--- SHORT EXERCISE ---
Copy every line that mentions the word "this".

-- Start DATA LINES --

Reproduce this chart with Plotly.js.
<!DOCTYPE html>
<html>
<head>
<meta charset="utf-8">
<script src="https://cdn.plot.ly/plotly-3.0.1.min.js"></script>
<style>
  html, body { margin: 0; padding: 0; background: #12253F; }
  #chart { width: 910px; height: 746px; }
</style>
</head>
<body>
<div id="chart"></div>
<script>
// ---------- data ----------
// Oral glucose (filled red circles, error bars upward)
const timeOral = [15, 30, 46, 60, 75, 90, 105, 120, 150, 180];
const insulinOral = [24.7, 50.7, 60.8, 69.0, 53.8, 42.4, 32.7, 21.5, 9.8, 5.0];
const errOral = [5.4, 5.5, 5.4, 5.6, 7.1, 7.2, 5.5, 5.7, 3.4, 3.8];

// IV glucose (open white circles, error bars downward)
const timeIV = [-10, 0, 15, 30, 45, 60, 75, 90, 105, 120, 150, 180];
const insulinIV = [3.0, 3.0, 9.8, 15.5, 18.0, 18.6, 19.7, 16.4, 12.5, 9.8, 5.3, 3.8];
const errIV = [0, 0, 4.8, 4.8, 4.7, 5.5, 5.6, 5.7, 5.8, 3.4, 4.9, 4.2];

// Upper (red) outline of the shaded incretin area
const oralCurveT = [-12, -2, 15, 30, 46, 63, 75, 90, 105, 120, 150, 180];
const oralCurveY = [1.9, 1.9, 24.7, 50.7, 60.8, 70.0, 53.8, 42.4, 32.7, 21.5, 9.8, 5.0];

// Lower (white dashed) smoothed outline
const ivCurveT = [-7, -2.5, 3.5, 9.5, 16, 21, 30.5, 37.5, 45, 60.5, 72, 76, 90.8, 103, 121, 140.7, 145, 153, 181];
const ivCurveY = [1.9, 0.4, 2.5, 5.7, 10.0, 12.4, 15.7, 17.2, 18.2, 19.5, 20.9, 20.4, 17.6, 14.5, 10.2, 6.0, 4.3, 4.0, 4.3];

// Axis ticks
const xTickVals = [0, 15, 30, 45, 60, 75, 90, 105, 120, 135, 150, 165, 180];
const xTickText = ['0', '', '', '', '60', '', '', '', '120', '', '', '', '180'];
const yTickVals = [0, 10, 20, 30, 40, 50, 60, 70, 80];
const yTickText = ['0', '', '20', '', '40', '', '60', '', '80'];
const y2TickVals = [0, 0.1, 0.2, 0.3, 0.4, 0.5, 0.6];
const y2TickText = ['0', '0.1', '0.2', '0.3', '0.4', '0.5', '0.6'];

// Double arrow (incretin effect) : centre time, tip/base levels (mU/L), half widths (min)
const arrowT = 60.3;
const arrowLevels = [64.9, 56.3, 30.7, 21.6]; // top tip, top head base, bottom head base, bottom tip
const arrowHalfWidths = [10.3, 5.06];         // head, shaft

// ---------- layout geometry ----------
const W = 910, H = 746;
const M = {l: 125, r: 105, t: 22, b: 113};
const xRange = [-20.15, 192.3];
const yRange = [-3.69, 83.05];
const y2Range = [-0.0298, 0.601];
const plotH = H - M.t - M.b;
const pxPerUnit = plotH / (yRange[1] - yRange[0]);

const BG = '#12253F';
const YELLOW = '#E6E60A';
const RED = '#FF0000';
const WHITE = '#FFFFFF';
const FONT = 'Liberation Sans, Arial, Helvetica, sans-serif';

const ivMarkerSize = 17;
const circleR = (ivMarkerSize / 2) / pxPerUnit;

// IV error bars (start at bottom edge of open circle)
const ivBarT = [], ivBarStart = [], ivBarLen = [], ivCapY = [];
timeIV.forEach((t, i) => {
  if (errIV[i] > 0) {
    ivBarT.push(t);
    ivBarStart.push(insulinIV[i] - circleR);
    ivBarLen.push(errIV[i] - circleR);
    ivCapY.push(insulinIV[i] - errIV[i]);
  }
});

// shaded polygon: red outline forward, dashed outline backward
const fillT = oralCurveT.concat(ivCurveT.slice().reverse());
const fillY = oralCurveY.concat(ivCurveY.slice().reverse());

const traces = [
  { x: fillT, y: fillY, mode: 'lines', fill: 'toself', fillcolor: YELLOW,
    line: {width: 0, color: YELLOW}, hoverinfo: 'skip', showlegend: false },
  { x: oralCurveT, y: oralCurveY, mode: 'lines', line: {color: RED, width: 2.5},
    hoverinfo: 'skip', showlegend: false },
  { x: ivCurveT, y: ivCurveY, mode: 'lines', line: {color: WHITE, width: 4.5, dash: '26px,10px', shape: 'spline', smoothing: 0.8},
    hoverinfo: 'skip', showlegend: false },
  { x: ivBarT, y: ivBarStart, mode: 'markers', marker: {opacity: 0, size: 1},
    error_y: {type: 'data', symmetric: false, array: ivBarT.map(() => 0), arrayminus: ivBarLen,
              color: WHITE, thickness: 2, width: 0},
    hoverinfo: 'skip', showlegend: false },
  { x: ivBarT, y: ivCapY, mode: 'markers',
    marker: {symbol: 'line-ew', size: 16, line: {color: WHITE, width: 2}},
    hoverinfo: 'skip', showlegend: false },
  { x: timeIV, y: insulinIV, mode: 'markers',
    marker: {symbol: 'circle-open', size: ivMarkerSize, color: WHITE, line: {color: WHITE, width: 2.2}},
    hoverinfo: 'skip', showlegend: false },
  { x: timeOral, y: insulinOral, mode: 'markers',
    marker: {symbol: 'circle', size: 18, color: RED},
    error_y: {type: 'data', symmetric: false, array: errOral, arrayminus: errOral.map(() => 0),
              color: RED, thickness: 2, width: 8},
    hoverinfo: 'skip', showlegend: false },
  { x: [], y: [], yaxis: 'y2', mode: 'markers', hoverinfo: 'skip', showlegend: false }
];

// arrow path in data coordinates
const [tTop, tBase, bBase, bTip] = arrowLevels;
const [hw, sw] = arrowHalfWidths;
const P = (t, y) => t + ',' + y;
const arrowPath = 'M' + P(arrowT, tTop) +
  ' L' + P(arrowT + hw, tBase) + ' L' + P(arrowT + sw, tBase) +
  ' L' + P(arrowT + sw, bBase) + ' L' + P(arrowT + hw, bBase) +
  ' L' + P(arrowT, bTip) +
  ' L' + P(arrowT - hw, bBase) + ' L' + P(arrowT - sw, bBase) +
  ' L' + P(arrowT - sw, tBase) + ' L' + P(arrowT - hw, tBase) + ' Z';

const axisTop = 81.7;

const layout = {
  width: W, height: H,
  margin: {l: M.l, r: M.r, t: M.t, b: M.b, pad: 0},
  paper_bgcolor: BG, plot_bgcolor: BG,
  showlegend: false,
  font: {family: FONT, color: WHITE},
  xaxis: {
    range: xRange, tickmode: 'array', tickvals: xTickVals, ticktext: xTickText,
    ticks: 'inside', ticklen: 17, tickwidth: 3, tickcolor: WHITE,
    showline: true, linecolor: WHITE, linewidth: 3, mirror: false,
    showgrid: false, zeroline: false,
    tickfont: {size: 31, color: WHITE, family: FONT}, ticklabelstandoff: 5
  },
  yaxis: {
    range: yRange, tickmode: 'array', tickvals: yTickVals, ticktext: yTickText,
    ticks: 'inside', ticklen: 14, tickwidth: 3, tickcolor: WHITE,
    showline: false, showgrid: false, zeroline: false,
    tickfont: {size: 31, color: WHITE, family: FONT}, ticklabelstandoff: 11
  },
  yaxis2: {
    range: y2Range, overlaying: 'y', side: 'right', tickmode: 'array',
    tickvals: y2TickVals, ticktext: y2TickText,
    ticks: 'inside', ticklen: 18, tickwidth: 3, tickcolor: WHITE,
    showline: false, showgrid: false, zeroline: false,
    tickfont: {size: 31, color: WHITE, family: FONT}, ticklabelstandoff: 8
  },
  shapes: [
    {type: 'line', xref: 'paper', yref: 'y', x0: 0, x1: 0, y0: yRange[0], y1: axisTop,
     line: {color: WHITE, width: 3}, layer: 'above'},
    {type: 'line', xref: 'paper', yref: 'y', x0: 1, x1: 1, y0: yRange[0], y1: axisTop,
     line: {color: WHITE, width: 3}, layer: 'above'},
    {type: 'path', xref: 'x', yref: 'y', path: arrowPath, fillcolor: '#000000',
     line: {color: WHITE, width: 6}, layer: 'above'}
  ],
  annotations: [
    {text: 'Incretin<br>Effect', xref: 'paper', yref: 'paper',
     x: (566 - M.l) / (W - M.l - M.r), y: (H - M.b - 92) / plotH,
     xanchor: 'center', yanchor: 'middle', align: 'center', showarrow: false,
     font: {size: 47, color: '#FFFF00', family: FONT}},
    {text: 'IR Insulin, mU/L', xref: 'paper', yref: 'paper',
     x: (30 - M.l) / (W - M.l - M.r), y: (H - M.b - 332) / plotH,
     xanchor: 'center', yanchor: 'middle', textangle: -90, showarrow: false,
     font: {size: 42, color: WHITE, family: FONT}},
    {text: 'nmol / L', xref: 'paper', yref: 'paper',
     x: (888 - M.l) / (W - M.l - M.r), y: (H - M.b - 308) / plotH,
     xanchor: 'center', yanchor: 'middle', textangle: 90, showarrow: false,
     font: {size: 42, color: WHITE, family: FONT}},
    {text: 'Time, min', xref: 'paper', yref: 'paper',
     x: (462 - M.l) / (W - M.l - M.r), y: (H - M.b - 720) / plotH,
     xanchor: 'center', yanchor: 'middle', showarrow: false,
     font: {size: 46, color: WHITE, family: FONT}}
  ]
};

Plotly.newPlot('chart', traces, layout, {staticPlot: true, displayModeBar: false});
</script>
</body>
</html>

-- End DATA LINES --
-- Start DATA LINES --

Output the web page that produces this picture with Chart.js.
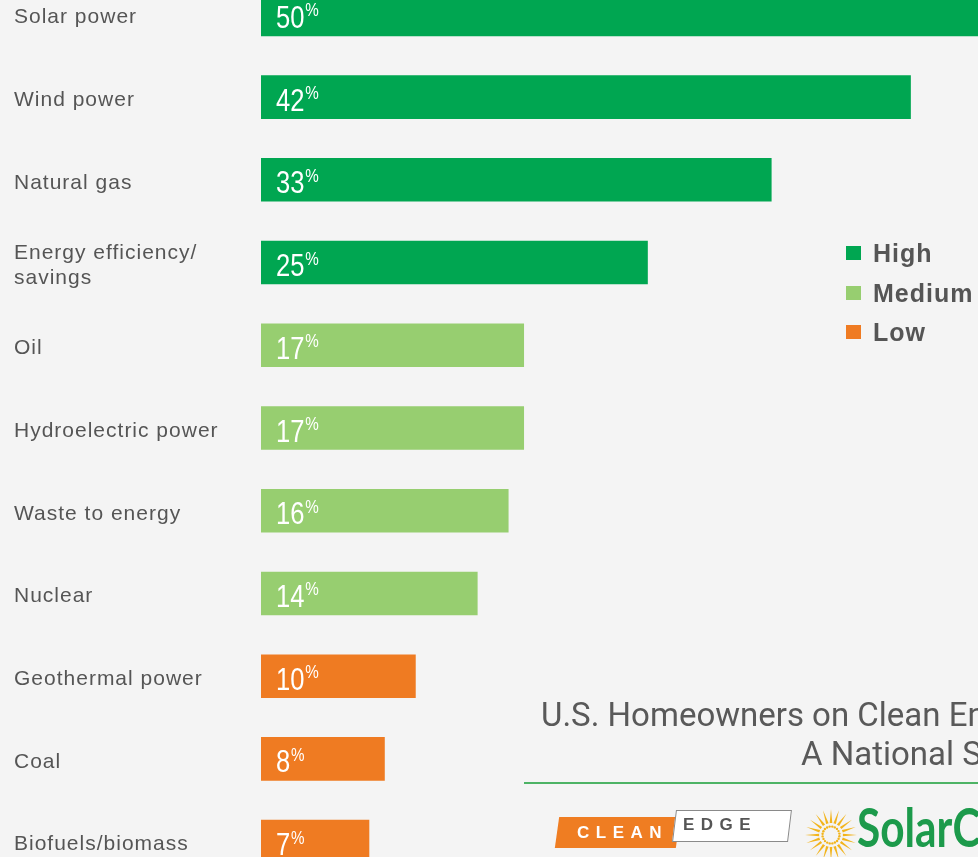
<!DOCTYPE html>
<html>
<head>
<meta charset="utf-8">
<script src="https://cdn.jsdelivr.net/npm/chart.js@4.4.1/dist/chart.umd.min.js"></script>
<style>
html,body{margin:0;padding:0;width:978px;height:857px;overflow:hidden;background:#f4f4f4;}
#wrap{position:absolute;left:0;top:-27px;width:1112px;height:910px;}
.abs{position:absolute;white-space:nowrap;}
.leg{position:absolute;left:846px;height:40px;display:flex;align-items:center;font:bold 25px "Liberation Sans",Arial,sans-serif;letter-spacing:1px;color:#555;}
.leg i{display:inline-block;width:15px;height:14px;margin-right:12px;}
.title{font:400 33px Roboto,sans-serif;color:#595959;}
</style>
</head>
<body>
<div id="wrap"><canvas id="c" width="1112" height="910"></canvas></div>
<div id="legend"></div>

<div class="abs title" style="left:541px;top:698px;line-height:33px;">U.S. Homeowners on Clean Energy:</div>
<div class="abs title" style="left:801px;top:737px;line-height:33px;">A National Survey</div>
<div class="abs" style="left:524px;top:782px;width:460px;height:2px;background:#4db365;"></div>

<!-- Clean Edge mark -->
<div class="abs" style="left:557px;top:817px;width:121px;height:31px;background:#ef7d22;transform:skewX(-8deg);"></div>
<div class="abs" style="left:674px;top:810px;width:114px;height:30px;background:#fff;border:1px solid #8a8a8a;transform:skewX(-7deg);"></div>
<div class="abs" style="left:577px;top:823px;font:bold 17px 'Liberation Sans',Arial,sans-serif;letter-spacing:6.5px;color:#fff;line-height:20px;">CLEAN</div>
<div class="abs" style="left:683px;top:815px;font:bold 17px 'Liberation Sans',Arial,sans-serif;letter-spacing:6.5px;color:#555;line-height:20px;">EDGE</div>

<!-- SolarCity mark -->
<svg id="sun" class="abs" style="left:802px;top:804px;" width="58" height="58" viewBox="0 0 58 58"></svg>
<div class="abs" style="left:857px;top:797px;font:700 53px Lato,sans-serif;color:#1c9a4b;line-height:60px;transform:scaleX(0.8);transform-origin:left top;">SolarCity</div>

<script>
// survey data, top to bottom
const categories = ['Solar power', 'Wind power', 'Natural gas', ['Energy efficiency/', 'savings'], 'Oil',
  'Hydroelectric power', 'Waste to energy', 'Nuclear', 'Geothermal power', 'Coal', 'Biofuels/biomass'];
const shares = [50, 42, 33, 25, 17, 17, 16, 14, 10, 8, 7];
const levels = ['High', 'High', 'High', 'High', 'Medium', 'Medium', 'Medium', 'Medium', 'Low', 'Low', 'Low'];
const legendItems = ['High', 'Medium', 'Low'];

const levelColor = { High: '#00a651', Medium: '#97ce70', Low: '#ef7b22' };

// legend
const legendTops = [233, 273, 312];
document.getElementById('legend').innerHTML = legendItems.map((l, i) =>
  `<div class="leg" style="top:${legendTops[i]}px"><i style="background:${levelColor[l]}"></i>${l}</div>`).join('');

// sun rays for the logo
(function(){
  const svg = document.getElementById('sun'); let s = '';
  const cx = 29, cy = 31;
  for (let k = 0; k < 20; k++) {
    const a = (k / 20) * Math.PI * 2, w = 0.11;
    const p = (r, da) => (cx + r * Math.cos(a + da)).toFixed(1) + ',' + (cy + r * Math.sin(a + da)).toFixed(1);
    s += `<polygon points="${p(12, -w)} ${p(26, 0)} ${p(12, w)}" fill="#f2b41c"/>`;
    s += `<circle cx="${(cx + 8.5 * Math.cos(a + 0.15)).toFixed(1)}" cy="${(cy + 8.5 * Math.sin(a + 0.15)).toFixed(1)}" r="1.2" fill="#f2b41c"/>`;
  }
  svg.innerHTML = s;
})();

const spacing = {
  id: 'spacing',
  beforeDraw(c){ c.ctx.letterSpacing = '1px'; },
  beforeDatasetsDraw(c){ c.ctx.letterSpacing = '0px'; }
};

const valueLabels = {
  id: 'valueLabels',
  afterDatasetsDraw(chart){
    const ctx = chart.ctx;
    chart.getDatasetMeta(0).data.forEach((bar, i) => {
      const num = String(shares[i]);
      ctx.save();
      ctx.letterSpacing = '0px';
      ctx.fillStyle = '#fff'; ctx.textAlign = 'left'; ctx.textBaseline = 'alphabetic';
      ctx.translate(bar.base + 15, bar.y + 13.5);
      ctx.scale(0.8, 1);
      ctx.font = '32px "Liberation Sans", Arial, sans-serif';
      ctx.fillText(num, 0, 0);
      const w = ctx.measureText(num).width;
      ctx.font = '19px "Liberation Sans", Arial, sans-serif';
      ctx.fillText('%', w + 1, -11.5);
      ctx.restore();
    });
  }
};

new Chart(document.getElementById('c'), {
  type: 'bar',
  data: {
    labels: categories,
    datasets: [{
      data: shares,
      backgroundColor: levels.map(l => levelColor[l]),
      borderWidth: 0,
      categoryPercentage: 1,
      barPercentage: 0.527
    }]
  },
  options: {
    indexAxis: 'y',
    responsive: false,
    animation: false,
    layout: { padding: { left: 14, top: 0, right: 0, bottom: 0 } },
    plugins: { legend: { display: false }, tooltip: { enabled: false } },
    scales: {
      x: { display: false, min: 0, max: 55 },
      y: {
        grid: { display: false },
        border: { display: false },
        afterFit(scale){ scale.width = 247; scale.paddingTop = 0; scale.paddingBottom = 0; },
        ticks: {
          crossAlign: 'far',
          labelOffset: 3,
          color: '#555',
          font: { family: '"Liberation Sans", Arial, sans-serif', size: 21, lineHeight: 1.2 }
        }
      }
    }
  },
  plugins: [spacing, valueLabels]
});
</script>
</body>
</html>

-- End DATA LINES --

--- FINAL ANSWER ---
Reproduce this chart with Plotly.js.
Output the web page that produces this picture with Chart.js.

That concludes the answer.